Я убежден, что она прекрасна и поучительна, но комедиантам не подобает поучать людей в том, что касается христианской морали и религии: не дело театра проповедовать Евангелие. Когда вернется король, он позволит вам, если сочтет нужным, представлять ‘Тартюфа’…“ Мольер, не ожидавший таких слов, был совершенно сбит с толку и не нашелся, что ответить господину первому председателю. Он всё же попытался ему доказать, что его комедия совершенно невинна и что он переработал ее со всеми предосторожностями, коих требует деликатность темы. Но как ни старался, он лишь пробормотал что-то невнятное, не сумев совладать с замешательством, в которое его вверг господин первый председатель. Сей мудрый магистрат, послушав его некоторое время, дал ему понять изящным отказом, что не намерен отменять отданных приказаний, и сказал на прощанье: „Сударь, вы видите, что уже скоро полдень: если я промедлю долее, то опоздаю к обедне“. Мольер удалился, недовольный собой, однако не сетуя на господина де Ламуаньона, потому что винил во всем себя. Всё дурное настроение Мольера обрушилось на господина архиепископа (монсеньора де Перефикса), который был в его глазах главой заговора святош, вредивших ему».
Да, Мольер заикается, запинается, не может прийти в себя. Ламуаньон отправился в часовню; он выслушал просителя, чтобы дать понять, что театр никогда не сможет противостоять Церкви. Читал ли он пьесу? Этот вопрос не дает автору покоя, потому что в тексте не содержится никаких нападок на Церковь. Лицемер — развращенный святоша. Это ведь смешно, разве нет? Вокруг пьесы раздули скандал, но для нее это слишком много чести! Мольер никогда бы не позволил себе и половины того, в чем его упрекают. Неужели он не знает, что Ламуаньон состоит в Братстве Святого Причастия?
Попав в тупик, Мольер может рассчитывать только на короля. Ход рискованный, но актеры побуждают его поговорить с королем, по меньшей мере, изложить ему факты. Перед ним-то он не растеряется, они слишком хорошо знают друг друга. Мольер не хочет докучать монарху, занятому международными делами, войной, военными лагерями и скачками по полям сражений. Лагранжу и Латорильеру поручили доставить королю послание — прошение, нижайшую просьбу, которая звучит как почтительный крик о помощи.
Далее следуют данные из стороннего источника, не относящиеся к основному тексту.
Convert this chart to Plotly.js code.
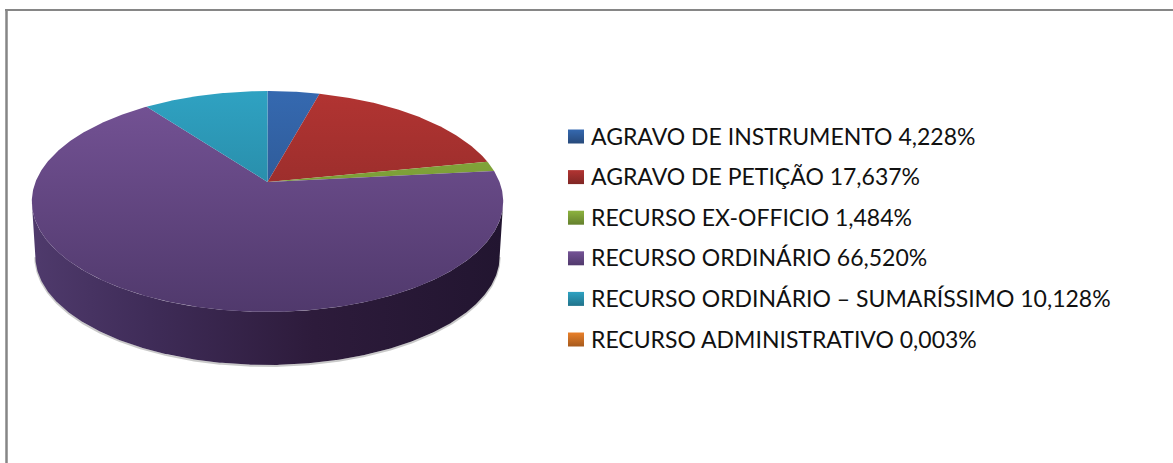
<!DOCTYPE html>
<html><head><meta charset="utf-8">
<script src="https://cdn.plot.ly/plotly-3.0.1.min.js"></script>
<style>html,body{margin:0;padding:0;background:#fff;overflow:hidden}#chart{width:1173px;height:463px}</style>
</head><body><div id="chart"></div>
<script>
const categories = ["AGRAVO DE INSTRUMENTO","AGRAVO DE PETIÇÃO","RECURSO EX-OFFICIO","RECURSO ORDINÁRIO","RECURSO ORDINÁRIO – SUMARÍSSIMO","RECURSO ADMINISTRATIVO"];
const shares = [4.228,17.637,1.484,66.520,10.128,0.003];
const colorsTop = ["#3569B0","#B23432","#8DB33F","#755396","#2FA2C2","#E9802A"];
const colorsBottom = ["#27497A","#7F2624","#64802D","#50396C","#21738B","#A65A1D"];
const wallColors = ["#27497A","#7F2624","#64802D","#4F3A6C","#21738B","#A65A1D"];
const wallColorsDark = ["#1A3050","#541A18","#44561E","#221530","#154C5C","#6E3C13"];

// projection of the tilted disc
const cx=267.5, cy=182, R=232, S=107, k=0.1765;
const dropY=55, lowerScale=0.985;
const faceTop=91, faceBottom=312;
function pt(deg,lower){
  const t=deg*Math.PI/180, d=1+k*Math.cos(t), s=lower?lowerScale:1, oy=lower?dropY:0;
  return [cx+s*R*Math.sin(t)/d, cy+oy-s*S*Math.cos(t)/d];
}
function arc(a,b,lower){
  const n=Math.max(2,Math.ceil(Math.abs(b-a)/0.5)), out=[];
  for(let i=0;i<=n;i++) out.push(pt(a+(b-a)*i/n,lower));
  return out;
}
const extreme=Math.acos(-k)*180/Math.PI, visA=extreme, visB=360-extreme;
const traces=[];
let acc=0; const spans=shares.map(v=>{const a=acc*3.6; acc+=v; return [a,acc*3.6];});

// side wall
spans.forEach((sp,i)=>{
  const a=Math.max(sp[0],visA), b=Math.min(sp[1],visB);
  if(b<=a) return;
  const lowerArc=arc(a,b,true), upperArc=arc(b,a,false), poly=lowerArc.concat(upperArc);
  traces.push({type:'scatter',mode:'lines',x:lowerArc.map(p=>p[0]),y:lowerArc.map(p=>p[1]+1),
    line:{color:'rgba(120,120,120,0.4)',width:2},hoverinfo:'skip',showlegend:false});
  traces.push({type:'scatter',mode:'lines',x:poly.map(p=>p[0]),y:poly.map(p=>p[1]),fill:'toself',
    line:{width:0,color:'rgba(0,0,0,0)'},
    fillgradient:{type:'horizontal',start:32,stop:503,
      colorscale:[[0,wallColors[i]],[0.25,'#3F2C58'],[0.6,'#2D1B3B'],[1,wallColorsDark[i]]]},
    hoverinfo:'skip',showlegend:false});
});
// top face
spans.forEach((sp,i)=>{
  const poly=[[cx,cy]].concat(arc(sp[0],sp[1],false)); poly.push([cx,cy]);
  traces.push({type:'scatter',mode:'lines',name:categories[i],x:poly.map(p=>p[0]),y:poly.map(p=>p[1]),fill:'toself',
    line:{width:0,color:colorsTop[i]},
    fillgradient:{type:'vertical',start:faceTop,stop:faceBottom,colorscale:[[0,colorsTop[i]],[1,colorsBottom[i]]]},
    text:categories[i],hoverinfo:'text',showlegend:false});
});
// legend
const legX=568, legW=16, legH=14, legTextX=589, legY0=135.5, legStep=40.6;
const annotations=categories.map((c,i)=>({
  x:legTextX,y:legY0+i*legStep,xref:'x',yref:'y',xanchor:'left',yanchor:'middle',showarrow:false,
  text:c+' '+shares[i].toFixed(3).replace('.',',')+'%',
  font:{family:'Lato, sans-serif',size:23,color:'#111111'}
}));
categories.forEach((c,i)=>{
  const y=legY0+1+i*legStep;
  traces.push({type:'scatter',mode:'lines',x:[legX,legX+legW,legX+legW,legX,legX],y:[y-legH/2,y-legH/2,y+legH/2,y+legH/2,y-legH/2],
    fill:'toself',line:{width:0,color:colorsTop[i]},
    fillgradient:{type:'vertical',start:y-legH/2,stop:y+legH/2,colorscale:[[0,colorsTop[i]],[1,colorsBottom[i]]]},
    hoverinfo:'skip',showlegend:false});
});
const frame='#868686';
Plotly.newPlot('chart',traces,{
  width:1173,height:463,margin:{l:0,r:0,t:0,b:0},paper_bgcolor:'#fff',plot_bgcolor:'#fff',showlegend:false,
  xaxis:{range:[0,1173],visible:false,fixedrange:true},
  yaxis:{range:[463,0],visible:false,fixedrange:true},
  annotations,
  shapes:[
   {type:'line',xref:'x',yref:'y',x0:6.5,x1:6.5,y0:9,y1:463,line:{color:frame,width:2.5}},
   {type:'line',xref:'x',yref:'y',x0:5,x1:1173,y0:10,y1:10,line:{color:frame,width:2}}
  ]
},{displayModeBar:false,staticPlot:true});
</script></body></html>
Король их выслушает, узнает, в этом нет сомнений: в свое время они очень изящно разыграли на пару тайны его сердца в «Принцессе Элиды». Они стали готовиться к поездке (которая обойдется труппе в тысячу ливров), в то время как Мольер писал письмо на полторы страницы, взвешивая каждое слово:
«Сир!
С моей стороны большая дерзость докучать великому монарху в разгар его славных завоеваний, но в моем положении, Сир, мне негде искать защиты, кроме как там, куда я за ней обращаюсь. К кому мне обратиться, ища спасения от одолевающей меня силы и власти, как не к источнику всякой силы и власти, справедливому творцу непререкаемых решений, государю, который всем нам судья и господин?
Моя комедия, Сир, осталась здесь лишена доброты Вашего Величества. Напрасно я поставил ее под заглавием „Обманщик“ и нарядил главного героя в одежду светского человека; напрасно я наделил его маленькой шляпой, длинными волосами, широким воротником, шпагой и кружевами под камзолом, кое-что смягчил во многих местах и тщательно вымарал всё, что могло стать хоть тенью намека на знаменитые оригиналы портрета, который я намеревался создать, — всё ото ни к чему не привело. Заговор сложился на основе простых предположений. Они нашли способ провести умы, которые во всех прочих вещах претендуют на проницательность и никогда не позволяют себя обмануть. Моя комедия только вышла, как сразу была сражена ударом власти, коя должна внушать почтение, и всё, что я мог сделать, чтобы спастись самому от этой бури, — сказать, что Ваше Величество по доброте своей разрешил мне ее представлять, и потому я не счел нужным испрашивать позволение у других, поскольку лишь он один мог мне это запретить.